--- start of RECORD EXTRACTS ---

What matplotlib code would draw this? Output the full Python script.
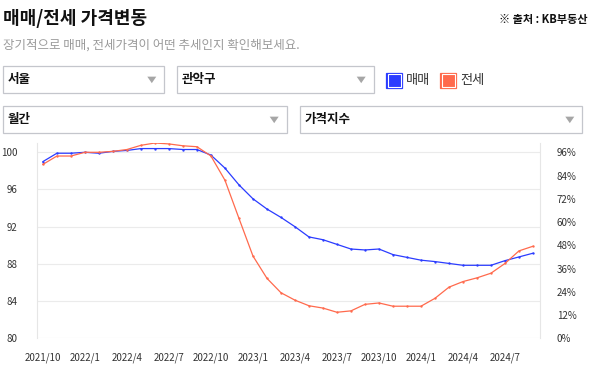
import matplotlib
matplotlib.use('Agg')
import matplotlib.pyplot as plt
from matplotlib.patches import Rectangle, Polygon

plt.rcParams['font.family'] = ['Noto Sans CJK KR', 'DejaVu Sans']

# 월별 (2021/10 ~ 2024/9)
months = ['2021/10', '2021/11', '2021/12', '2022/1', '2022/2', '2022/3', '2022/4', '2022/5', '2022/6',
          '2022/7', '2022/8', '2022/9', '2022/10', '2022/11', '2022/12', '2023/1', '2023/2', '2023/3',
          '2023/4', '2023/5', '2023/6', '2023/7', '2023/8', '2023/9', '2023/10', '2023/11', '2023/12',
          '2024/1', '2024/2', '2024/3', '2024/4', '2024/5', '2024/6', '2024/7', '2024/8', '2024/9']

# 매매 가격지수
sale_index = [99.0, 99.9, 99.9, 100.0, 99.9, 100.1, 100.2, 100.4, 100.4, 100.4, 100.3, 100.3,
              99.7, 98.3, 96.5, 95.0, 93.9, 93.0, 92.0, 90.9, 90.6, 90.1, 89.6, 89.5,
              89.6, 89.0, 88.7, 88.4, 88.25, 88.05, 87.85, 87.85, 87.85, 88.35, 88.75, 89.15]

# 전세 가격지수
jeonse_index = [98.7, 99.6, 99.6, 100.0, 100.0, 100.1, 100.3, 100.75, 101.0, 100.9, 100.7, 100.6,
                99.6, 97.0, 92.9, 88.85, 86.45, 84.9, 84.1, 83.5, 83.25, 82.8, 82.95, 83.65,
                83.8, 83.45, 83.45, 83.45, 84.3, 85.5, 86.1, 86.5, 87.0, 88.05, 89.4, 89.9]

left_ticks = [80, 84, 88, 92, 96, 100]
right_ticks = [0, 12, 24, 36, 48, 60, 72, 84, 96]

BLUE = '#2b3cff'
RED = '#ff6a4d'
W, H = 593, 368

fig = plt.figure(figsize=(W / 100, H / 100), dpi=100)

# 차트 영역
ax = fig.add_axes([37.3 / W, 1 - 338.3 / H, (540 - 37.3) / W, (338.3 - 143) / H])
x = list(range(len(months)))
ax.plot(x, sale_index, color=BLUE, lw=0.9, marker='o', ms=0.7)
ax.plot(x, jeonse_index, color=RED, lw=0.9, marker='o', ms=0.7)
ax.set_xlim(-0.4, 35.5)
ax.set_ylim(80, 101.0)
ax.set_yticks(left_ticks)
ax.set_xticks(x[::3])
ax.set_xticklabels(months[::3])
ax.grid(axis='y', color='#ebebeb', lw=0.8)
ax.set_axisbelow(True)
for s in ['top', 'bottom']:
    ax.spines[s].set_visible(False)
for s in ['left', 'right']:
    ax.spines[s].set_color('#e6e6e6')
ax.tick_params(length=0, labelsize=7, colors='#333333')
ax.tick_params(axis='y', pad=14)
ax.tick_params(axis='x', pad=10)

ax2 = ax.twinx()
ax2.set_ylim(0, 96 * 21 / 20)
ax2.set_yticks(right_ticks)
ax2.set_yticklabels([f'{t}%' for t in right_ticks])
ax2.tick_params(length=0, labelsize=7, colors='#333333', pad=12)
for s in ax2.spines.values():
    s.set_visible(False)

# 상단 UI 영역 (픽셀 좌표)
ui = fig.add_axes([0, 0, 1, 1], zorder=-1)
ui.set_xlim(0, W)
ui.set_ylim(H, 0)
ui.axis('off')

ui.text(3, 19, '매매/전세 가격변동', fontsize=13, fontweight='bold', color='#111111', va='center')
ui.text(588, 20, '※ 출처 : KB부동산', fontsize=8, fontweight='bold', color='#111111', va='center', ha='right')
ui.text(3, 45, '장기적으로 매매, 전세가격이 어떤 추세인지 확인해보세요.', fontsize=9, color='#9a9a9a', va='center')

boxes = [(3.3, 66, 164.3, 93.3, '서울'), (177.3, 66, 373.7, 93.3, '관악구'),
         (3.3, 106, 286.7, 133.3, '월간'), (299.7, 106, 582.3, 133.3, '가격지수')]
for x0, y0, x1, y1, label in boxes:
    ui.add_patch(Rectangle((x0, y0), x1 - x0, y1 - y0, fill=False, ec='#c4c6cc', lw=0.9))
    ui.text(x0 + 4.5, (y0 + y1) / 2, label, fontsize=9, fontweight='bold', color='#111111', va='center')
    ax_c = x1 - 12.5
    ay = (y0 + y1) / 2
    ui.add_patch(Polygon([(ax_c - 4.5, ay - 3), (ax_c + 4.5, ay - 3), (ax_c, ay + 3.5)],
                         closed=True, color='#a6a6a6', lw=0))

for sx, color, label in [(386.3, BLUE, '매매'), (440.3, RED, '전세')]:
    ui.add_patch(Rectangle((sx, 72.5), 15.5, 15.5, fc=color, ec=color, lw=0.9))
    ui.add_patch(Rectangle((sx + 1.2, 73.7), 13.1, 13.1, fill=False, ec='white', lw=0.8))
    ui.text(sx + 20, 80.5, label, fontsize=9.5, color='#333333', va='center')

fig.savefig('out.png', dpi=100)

--- end of RECORD EXTRACTS ---
--- start of RECORD EXTRACTS ---

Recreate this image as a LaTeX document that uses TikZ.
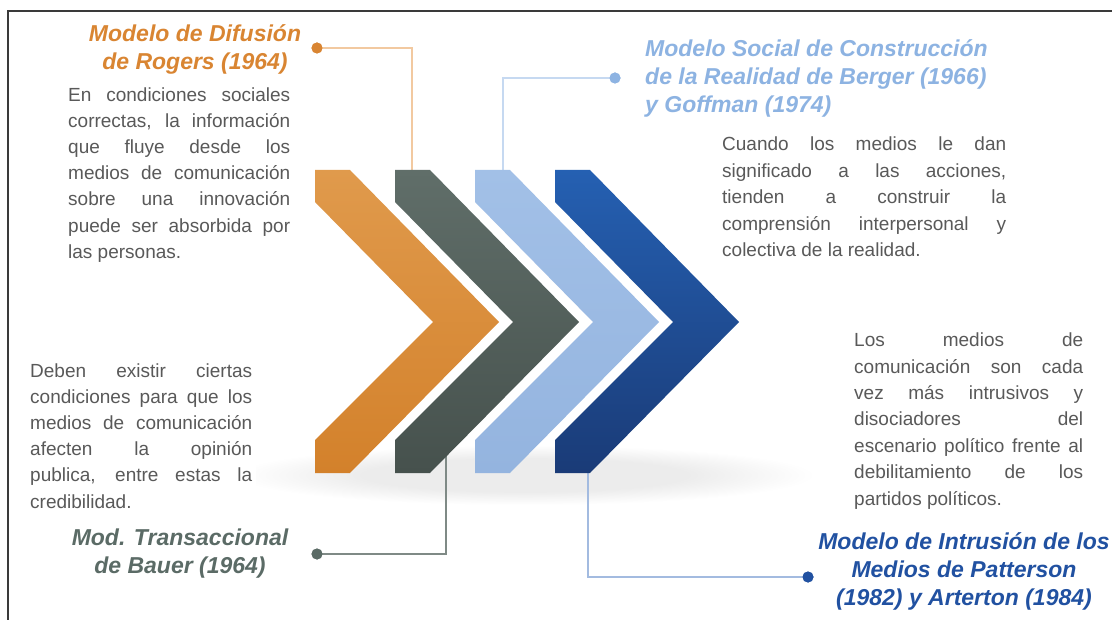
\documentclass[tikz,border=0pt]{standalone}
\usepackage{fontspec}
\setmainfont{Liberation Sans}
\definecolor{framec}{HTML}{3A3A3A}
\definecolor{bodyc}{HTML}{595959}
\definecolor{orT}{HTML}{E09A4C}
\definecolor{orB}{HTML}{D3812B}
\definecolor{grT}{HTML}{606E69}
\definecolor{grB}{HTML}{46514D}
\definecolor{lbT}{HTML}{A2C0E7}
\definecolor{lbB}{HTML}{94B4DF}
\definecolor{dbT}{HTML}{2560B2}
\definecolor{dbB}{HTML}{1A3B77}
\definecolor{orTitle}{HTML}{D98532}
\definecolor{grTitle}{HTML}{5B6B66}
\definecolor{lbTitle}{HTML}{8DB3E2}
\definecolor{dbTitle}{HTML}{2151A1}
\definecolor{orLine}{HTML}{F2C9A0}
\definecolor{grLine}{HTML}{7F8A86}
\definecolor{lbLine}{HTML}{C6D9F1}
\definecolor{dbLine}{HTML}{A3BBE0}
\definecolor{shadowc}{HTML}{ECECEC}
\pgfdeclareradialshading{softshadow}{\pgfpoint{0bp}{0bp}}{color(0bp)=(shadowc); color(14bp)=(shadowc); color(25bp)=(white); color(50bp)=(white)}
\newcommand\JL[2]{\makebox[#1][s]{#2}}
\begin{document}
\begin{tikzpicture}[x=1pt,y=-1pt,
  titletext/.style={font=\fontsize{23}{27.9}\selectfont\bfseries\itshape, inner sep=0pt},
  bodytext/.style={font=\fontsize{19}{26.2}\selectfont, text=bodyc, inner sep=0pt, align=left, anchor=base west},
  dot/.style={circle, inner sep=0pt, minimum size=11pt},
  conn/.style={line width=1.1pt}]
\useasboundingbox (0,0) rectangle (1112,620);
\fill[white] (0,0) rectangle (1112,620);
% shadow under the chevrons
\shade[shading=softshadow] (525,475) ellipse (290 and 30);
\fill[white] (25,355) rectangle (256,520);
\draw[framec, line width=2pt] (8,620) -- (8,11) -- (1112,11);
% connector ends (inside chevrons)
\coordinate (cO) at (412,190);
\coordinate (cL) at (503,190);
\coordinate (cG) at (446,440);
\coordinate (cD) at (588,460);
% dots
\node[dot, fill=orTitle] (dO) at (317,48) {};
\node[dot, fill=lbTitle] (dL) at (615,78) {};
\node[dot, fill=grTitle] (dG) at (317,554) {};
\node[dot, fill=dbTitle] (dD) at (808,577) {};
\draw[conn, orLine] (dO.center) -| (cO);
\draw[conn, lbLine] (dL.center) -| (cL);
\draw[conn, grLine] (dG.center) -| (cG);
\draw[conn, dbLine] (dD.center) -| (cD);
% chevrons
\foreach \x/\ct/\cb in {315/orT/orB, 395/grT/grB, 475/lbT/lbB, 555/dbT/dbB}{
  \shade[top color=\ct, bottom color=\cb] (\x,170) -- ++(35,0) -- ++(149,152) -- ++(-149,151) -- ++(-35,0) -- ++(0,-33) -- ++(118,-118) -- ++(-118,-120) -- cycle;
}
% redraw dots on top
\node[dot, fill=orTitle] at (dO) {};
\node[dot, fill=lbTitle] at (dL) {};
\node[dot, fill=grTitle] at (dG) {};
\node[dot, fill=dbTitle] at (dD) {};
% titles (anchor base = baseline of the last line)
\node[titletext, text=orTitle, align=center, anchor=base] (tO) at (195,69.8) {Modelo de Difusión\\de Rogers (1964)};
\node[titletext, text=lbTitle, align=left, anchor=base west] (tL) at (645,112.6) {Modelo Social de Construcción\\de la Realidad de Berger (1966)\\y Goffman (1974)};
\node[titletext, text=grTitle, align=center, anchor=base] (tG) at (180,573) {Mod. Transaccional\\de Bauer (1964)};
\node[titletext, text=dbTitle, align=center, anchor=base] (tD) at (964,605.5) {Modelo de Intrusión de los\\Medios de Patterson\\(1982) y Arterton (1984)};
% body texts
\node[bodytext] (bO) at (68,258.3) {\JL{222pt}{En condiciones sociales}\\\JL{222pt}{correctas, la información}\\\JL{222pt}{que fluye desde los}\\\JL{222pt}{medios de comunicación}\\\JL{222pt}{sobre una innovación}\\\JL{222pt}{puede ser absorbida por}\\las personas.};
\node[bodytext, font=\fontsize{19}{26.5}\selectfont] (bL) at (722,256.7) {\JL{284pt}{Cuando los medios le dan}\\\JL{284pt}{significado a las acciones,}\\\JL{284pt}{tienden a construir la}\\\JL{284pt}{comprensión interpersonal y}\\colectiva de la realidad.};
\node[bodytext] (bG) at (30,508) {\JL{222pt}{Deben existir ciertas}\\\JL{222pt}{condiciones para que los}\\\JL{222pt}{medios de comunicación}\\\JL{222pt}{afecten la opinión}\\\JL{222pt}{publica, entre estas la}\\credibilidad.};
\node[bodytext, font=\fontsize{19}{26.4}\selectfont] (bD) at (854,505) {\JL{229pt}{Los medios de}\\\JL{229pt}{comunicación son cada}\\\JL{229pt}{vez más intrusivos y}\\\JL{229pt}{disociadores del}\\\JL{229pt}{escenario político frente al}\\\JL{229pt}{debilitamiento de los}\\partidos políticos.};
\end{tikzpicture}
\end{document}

--- end of RECORD EXTRACTS ---

* [PROBLEM REQUIREMENTS]
Give again, exactly as written, only the lines that start at the one with "What matplotlib code" and end at the one with "fig = plt.figure(figsize=(W", both included. Skip any pictures.

* [WRITTEN ANSWER]
What matplotlib code would draw this? Output the full Python script.
import matplotlib
matplotlib.use('Agg')
import matplotlib.pyplot as plt
from matplotlib.patches import Rectangle, Polygon

plt.rcParams['font.family'] = ['Noto Sans CJK KR', 'DejaVu Sans']

# 월별 (2021/10 ~ 2024/9)
months = ['2021/10', '2021/11', '2021/12', '2022/1', '2022/2', '2022/3', '2022/4', '2022/5', '2022/6',
          '2022/7', '2022/8', '2022/9', '2022/10', '2022/11', '2022/12', '2023/1', '2023/2', '2023/3',
          '2023/4', '2023/5', '2023/6', '2023/7', '2023/8', '2023/9', '2023/10', '2023/11', '2023/12',
          '2024/1', '2024/2', '2024/3', '2024/4', '2024/5', '2024/6', '2024/7', '2024/8', '2024/9']

# 매매 가격지수
sale_index = [99.0, 99.9, 99.9, 100.0, 99.9, 100.1, 100.2, 100.4, 100.4, 100.4, 100.3, 100.3,
              99.7, 98.3, 96.5, 95.0, 93.9, 93.0, 92.0, 90.9, 90.6, 90.1, 89.6, 89.5,
              89.6, 89.0, 88.7, 88.4, 88.25, 88.05, 87.85, 87.85, 87.85, 88.35, 88.75, 89.15]

# 전세 가격지수
jeonse_index = [98.7, 99.6, 99.6, 100.0, 100.0, 100.1, 100.3, 100.75, 101.0, 100.9, 100.7, 100.6,
                99.6, 97.0, 92.9, 88.85, 86.45, 84.9, 84.1, 83.5, 83.25, 82.8, 82.95, 83.65,
                83.8, 83.45, 83.45, 83.45, 84.3, 85.5, 86.1, 86.5, 87.0, 88.05, 89.4, 89.9]

left_ticks = [80, 84, 88, 92, 96, 100]
right_ticks = [0, 12, 24, 36, 48, 60, 72, 84, 96]

BLUE = '#2b3cff'
RED = '#ff6a4d'
W, H = 593, 368

fig = plt.figure(figsize=(W / 100, H / 100), dpi=100)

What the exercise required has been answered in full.